Court gives EPA a mixed decision on whether it is a good neighbor

A three judge panel of the U.S. Court of Appeals for the District of Columbia circuit has given the environmental Protect Agency a mixed decision on its 2018 rejection of petitions from several states calling for tighter pollution limits from upwind coal-fired power plants in other states. The May 19 opinion was unanimous.

The court ruled that EPA was correct in rejecting a petition from Delaware, as the upstream emissions didn’t put the state out of compliance with its NOx air quality requirements. But the court accepted Maryland’s petition, part of multiple state petitions, which argued that the upwind plants must reduce emissions from plants not equipped with selective catalytic reduction technology.

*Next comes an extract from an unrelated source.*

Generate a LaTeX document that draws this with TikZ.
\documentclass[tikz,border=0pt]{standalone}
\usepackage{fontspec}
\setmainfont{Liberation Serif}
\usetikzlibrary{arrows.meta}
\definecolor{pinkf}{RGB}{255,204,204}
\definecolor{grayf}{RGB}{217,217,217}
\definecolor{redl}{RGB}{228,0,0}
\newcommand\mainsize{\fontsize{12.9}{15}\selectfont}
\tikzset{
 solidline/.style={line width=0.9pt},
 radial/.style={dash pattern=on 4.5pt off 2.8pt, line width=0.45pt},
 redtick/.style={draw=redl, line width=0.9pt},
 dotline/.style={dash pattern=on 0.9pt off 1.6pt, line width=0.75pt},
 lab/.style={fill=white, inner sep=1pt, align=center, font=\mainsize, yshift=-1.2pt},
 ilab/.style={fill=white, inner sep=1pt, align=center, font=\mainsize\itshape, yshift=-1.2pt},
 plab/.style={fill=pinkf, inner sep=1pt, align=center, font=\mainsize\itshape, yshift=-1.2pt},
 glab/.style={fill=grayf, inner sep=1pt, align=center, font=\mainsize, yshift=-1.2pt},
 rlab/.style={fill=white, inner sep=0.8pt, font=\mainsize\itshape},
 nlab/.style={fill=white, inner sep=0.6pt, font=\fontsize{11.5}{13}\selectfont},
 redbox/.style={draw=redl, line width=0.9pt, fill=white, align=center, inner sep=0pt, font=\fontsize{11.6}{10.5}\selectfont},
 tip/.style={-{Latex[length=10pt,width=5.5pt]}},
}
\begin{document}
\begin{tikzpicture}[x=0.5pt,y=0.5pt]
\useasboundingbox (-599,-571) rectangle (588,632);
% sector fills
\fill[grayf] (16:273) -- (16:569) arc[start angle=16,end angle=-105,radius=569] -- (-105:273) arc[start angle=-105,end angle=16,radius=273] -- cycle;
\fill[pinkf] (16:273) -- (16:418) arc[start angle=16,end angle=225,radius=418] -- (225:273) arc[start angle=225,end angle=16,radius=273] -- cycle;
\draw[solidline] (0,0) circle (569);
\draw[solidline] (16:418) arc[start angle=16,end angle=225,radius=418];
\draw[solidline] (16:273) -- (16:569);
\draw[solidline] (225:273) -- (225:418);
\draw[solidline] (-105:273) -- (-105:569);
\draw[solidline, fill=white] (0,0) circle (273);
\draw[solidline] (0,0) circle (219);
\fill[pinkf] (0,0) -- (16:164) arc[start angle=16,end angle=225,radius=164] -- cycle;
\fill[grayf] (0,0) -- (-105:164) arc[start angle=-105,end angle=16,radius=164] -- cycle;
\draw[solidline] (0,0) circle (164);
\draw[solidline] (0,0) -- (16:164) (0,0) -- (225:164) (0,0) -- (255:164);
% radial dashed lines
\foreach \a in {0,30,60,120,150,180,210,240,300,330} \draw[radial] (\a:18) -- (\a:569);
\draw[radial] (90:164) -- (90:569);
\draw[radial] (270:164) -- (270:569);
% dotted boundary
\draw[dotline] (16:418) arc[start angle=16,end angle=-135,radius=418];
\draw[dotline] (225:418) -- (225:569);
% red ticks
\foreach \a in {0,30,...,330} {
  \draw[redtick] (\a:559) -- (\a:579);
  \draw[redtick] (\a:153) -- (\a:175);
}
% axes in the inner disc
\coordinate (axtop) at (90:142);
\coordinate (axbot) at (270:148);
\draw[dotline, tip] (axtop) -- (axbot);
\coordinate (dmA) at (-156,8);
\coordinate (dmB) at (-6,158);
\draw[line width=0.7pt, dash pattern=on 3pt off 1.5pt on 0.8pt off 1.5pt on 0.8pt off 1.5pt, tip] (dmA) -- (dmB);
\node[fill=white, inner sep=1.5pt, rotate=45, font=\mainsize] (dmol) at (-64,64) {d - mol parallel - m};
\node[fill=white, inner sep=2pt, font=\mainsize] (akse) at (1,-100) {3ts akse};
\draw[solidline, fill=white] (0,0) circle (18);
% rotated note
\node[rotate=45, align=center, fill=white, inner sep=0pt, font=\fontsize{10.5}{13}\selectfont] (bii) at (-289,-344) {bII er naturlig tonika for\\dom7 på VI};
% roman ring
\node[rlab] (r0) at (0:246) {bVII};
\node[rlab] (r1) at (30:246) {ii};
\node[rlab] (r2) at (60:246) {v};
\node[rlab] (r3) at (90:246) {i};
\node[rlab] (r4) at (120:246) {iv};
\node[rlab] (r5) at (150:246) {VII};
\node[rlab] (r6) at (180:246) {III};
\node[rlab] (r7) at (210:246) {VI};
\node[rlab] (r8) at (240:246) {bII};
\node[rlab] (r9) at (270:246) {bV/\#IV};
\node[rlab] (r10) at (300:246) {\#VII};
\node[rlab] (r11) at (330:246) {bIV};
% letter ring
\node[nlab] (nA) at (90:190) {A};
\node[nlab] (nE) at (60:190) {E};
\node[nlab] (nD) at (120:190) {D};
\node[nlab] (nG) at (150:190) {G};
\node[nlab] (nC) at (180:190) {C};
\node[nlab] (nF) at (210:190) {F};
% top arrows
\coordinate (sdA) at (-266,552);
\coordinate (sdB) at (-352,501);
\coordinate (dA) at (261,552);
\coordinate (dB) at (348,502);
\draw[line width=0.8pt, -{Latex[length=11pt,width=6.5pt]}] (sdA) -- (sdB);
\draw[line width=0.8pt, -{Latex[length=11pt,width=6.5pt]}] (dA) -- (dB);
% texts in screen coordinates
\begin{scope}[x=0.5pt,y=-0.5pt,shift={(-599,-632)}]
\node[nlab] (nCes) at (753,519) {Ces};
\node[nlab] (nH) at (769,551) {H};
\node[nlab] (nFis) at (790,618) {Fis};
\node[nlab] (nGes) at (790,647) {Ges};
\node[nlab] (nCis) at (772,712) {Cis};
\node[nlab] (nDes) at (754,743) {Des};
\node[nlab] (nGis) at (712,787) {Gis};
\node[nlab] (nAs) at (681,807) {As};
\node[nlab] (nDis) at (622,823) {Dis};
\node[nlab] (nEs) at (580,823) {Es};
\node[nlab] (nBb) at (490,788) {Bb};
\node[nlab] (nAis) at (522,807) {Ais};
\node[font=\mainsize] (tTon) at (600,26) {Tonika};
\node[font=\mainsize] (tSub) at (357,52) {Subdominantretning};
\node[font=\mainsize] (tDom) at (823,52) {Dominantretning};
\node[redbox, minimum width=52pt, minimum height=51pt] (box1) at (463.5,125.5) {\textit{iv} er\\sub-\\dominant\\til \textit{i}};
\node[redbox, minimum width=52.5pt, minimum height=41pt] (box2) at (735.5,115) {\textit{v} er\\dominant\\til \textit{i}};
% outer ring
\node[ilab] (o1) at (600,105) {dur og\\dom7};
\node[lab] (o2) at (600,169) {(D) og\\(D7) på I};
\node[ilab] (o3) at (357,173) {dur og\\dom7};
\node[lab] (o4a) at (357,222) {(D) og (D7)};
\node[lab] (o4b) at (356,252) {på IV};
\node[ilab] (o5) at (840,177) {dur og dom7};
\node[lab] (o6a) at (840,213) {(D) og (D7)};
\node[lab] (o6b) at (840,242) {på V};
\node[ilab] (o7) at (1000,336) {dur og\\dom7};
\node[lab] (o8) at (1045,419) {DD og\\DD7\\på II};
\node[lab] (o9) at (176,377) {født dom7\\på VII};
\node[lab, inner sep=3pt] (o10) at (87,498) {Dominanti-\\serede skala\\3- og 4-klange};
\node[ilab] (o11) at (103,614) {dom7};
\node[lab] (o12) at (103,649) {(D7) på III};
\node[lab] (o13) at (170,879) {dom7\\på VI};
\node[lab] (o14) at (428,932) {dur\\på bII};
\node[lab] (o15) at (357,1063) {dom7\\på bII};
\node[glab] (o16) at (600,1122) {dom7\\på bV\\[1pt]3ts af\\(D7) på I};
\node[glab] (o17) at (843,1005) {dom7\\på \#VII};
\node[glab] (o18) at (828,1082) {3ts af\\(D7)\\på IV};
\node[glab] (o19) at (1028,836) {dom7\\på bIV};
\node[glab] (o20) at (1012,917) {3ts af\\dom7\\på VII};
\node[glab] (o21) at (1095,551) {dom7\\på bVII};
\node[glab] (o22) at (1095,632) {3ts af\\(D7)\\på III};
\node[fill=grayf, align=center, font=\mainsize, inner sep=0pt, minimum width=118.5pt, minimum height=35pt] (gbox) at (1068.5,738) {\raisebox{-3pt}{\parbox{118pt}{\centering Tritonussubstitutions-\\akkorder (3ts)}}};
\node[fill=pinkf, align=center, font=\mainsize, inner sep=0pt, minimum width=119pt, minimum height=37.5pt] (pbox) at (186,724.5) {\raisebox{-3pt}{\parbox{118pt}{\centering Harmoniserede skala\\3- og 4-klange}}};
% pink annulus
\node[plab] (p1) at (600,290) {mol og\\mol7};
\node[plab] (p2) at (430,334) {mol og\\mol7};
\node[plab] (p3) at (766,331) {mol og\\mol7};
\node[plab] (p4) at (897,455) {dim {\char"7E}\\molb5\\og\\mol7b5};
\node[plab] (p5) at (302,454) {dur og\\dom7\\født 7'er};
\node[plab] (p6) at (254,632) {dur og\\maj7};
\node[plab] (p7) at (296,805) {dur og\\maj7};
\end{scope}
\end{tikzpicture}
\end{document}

EPA rejected that petition, saying it was not “cost effective.” Maryland said EPA was not fulfilling its requirements under the “good neighbor” provision of the 1990 Clean Air Act amendments, the 2008 National Ambient Air Quality Standards, and the updated 2015 standards.

The court remanded the Maryland issue back to EPA, to take up the state’s contention that non-catalytic technologies should have been used on four neighboring coal-fired power plants. The court said EPA’s cost effectiveness conclusion was not within the agency’s authority. In a dense opinion, the court said that “we grant Maryland’s petition for review in part and remand the non-catalytic controls issue to the EPA. We otherwise deny the petitions for review.”

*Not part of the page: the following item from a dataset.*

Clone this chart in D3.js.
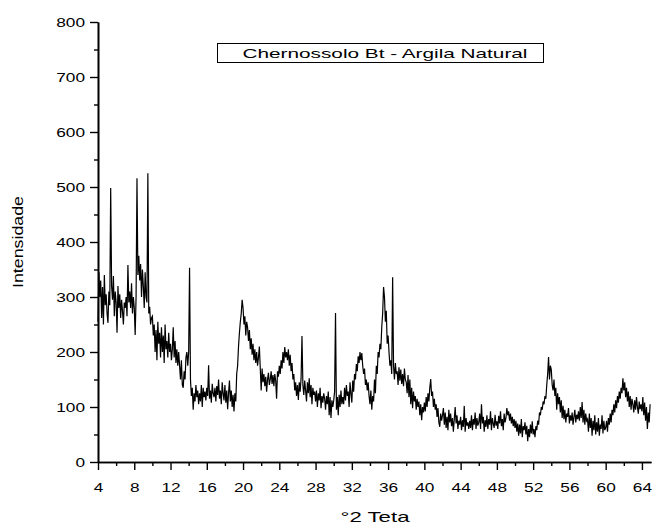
<!DOCTYPE html>
<html><head><meta charset="utf-8">
<script src="https://cdn.jsdelivr.net/npm/d3@7"></script>
<style>body{margin:0;background:#fff} svg{display:block;font-family:"Liberation Sans",Arial,sans-serif}</style>
</head><body>
<svg id="c" width="654" height="529"></svg>
<script>
// ---- data (°2θ sampled every 0.1° starting at 4.0) ----
const twoThetaStart = 4.0;
const twoThetaStep = 0.1;
const intensity = [
  255,345,300,330,262,318,250,340,285,305, // 4
  270,253,310,285,498,320,295,338,265,310, // 5
  290,235,320,280,305,262,295,275,250,290, // 6
  280,300,265,358,290,310,280,325,270,300, // 7
  280,231,300,516,340,375,330,360,300,350, // 8
  320,280,345,300,290,525,270,282,250,262, // 9
  265,230,250,200,240,185,255,215,235,190, // 10
  245,200,230,180,250,205,220,190,235,200, // 11
  215,185,205,245,190,220,180,205,175,200, // 12
  175,150,185,140,135,165,150,190,200,175, // 13
  200,353,150,120,135,95,125,110,140,118,  // 14
  130,105,125,110,140,100,135,118,128,112, // 15
  135,120,176,115,130,108,142,125,118,135, // 16
  110,138,122,150,115,130,105,145,125,112, // 17
  140,108,130,96,125,148,110,130,100,122,  // 18
  92,125,110,160,175,210,235,255,270,295,  // 19
  280,250,265,230,255,245,220,240,205,225, // 20
  195,215,185,205,180,200,175,190,210,170, // 21
  130,170,145,160,138,155,128,150,162,140, // 22
  150,165,142,158,138,160,148,115,165,155, // 23
  175,160,185,170,200,180,209,190,200,185, // 24
  205,175,195,165,180,150,160,130,145,120, // 25
  140,113,145,128,152,229,140,122,148,130, // 26
  110,145,125,152,118,140,105,135,122,128, // 27
  110,130,100,125,112,135,98,120,108,125,  // 28
  115,95,120,105,128,85,118,80,112,100,    // 29
  112,128,271,95,118,85,122,100,130,105,   // 30
  118,105,135,112,140,120,128,100,145,125, // 31
  108,148,128,160,150,178,165,192,180,200, // 32
  185,198,175,160,170,140,150,130,145,120, // 33
  105,130,95,120,110,150,125,175,160,200,  // 34
  190,215,205,245,270,318,300,255,275,215, // 35
  230,200,175,185,160,336,175,150,180,160, // 36
  165,140,172,148,168,142,160,138,170,150, // 37
  145,125,158,118,150,105,135,98,128,110,  // 38
  120,95,115,100,110,85,105,76,100,90,     // 39
  108,92,118,100,125,110,135,151,120,128,  // 40
  100,115,95,105,82,98,72,64,88,75,        // 41
  85,98,68,90,62,82,58,95,72,88,           // 42
  65,80,55,78,100,70,85,60,75,68,          // 43
  82,58,76,64,102,55,80,66,72,60,          // 44
  75,62,85,58,78,68,90,60,80,66,           // 45
  72,88,60,105,70,82,55,76,64,85,          // 46
  60,78,68,92,58,80,70,62,86,66,           // 47
  74,60,84,70,92,65,78,58,88,72,           // 48
  80,98,85,92,75,88,70,82,65,78,           // 49
  62,75,55,70,48,68,52,78,45,65,           // 50
  58,72,50,66,38,60,45,68,52,74,           // 51
  50,60,45,65,58,75,68,90,85,100,          // 52
  95,110,105,120,115,140,160,191,150,175,  // 53
  168,140,130,150,120,135,95,125,105,118,  // 54
  90,112,80,102,78,95,72,88,82,98,         // 55
  70,85,75,90,68,82,95,72,86,78,           // 56
  92,75,100,80,109,72,95,68,88,75,         // 57
  78,55,88,62,80,48,75,58,85,50,           // 58
  72,55,80,48,68,60,85,52,75,58,           // 59
  62,75,55,80,68,88,72,95,85,105,          // 60
  90,112,98,120,108,128,115,135,125,152,   // 61
  130,145,118,135,110,128,100,120,95,115,  // 62
  105,90,112,95,118,100,88,110,96,105,     // 63
  92,118,85,108,75,100,60,90,72,105        // 64
];
const xMajorTicks = [4,8,12,16,20,24,28,32,36,40,44,48,52,56,60,64];
const xMinorTicks = [6,10,14,18,22,26,30,34,38,42,46,50,54,58,62];
const yMajorTicks = [0,100,200,300,400,500,600,700,800];
const yMinorTicks = [50,150,250,350,450,550,650,750];
const legendText = "Chernossolo Bt - Argila Natural";
const xTitle = "°2 Teta";
const yTitle = "Intensidade";

// ---- drawing ----
const svg = d3.select("#c");
const x = d3.scaleLinear().domain([4, 65]).range([98, 651]);
const y = d3.scaleLinear().domain([0, 800]).range([462, 22]);
const digitW = 9.6;

const pts = intensity.map((v, i) => [twoThetaStart + i * twoThetaStep, v]);

svg.append("path")
  .datum(pts)
  .attr("fill", "none")
  .attr("stroke", "#000")
  .attr("stroke-width", 1.2)
  .attr("stroke-linejoin", "miter")
  .attr("d", d3.line().x(d => x(d[0])).y(d => y(d[1])));

// x axis
const gx = svg.append("g").attr("transform", `translate(0,${y(0)})`);
gx.call(d3.axisBottom(x).tickValues(xMinorTicks).tickSize(4).tickSizeOuter(0).tickFormat(""));
const gx2 = svg.append("g").attr("transform", `translate(0,${y(0)})`);
gx2.call(d3.axisBottom(x).tickValues(xMajorTicks).tickSize(8).tickSizeOuter(0).tickPadding(13));
[gx, gx2].forEach(g => {
  g.selectAll("path.domain").attr("stroke-width", 1.6);
  g.selectAll(".tick line").attr("stroke-width", 1.4);
});
gx2.selectAll(".tick text")
  .attr("font-size", 13).attr("font-family", "Liberation Sans, Arial, sans-serif").attr("fill", "#000")
  .attr("textLength", d => String(d).length * digitW)
  .attr("lengthAdjust", "spacingAndGlyphs");

// y axis
const gy = svg.append("g").attr("transform", `translate(${x(4)},0)`);
gy.call(d3.axisLeft(y).tickValues(yMinorTicks).tickSize(4).tickSizeOuter(0).tickFormat(""));
const gy2 = svg.append("g").attr("transform", `translate(${x(4)},0)`);
gy2.call(d3.axisLeft(y).tickValues(yMajorTicks).tickSize(8).tickSizeOuter(0).tickPadding(5));
[gy, gy2].forEach(g => {
  g.selectAll("path.domain").attr("stroke-width", 1.6);
  g.selectAll(".tick line").attr("stroke-width", 1.4);
});
gy2.selectAll(".tick text")
  .attr("font-size", 13).attr("font-family", "Liberation Sans, Arial, sans-serif").attr("fill", "#000")
  .attr("textLength", d => String(d).length * digitW)
  .attr("lengthAdjust", "spacingAndGlyphs");

// axis titles
svg.append("text")
  .attr("x", 375).attr("y", 522)
  .attr("text-anchor", "middle")
  .attr("font-size", 15)
  .attr("textLength", 69).attr("lengthAdjust", "spacingAndGlyphs")
  .text(xTitle);

svg.append("text")
  .attr("transform", `translate(23,${(y(0) + y(800)) / 2}) rotate(-90)`)
  .attr("text-anchor", "middle")
  .attr("font-size", 14.5)
  .attr("textLength", 92).attr("lengthAdjust", "spacingAndGlyphs")
  .text(yTitle);

// legend / title box
svg.append("rect")
  .attr("x", 217.5).attr("y", 43.5).attr("width", 326).attr("height", 19)
  .attr("fill", "#fff").attr("stroke", "#000").attr("stroke-width", 1);
svg.append("text")
  .attr("x", 385).attr("y", 58)
  .attr("text-anchor", "middle")
  .attr("font-size", 13.5)
  .attr("textLength", 285).attr("lengthAdjust", "spacingAndGlyphs")
  .text(legendText);
</script>
</body></html>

The ruling came from judges Karen Lecraft Henderson, a 1990 George H.W. Bush appointee; Merrick Garland, a Clinton appointee; and Gregory Katsas, a Trump appointee.

Richard Revesz, law professor and dean emeritus at the NYU School of Law, commented, “There is no question that EPA has a legal obligation to prevent upwind states from significantly contributing to unsafe air conditions in downwind jurisdictions. The agency can certainly seek out the cheapest way of fulfilling this responsibility, but it can’t cite cost as a reason to ignore the law altogether. That’s not cost-effectiveness analysis. That’s dereliction of duty.”

Revesz also directs NYU’s Institute for Policy Integrity, which filed an amicus brief in support of the states.

EPA had no comment. Whether the Trump administration will appeal to either the full appeals court or the U.S. Supreme Court is not known.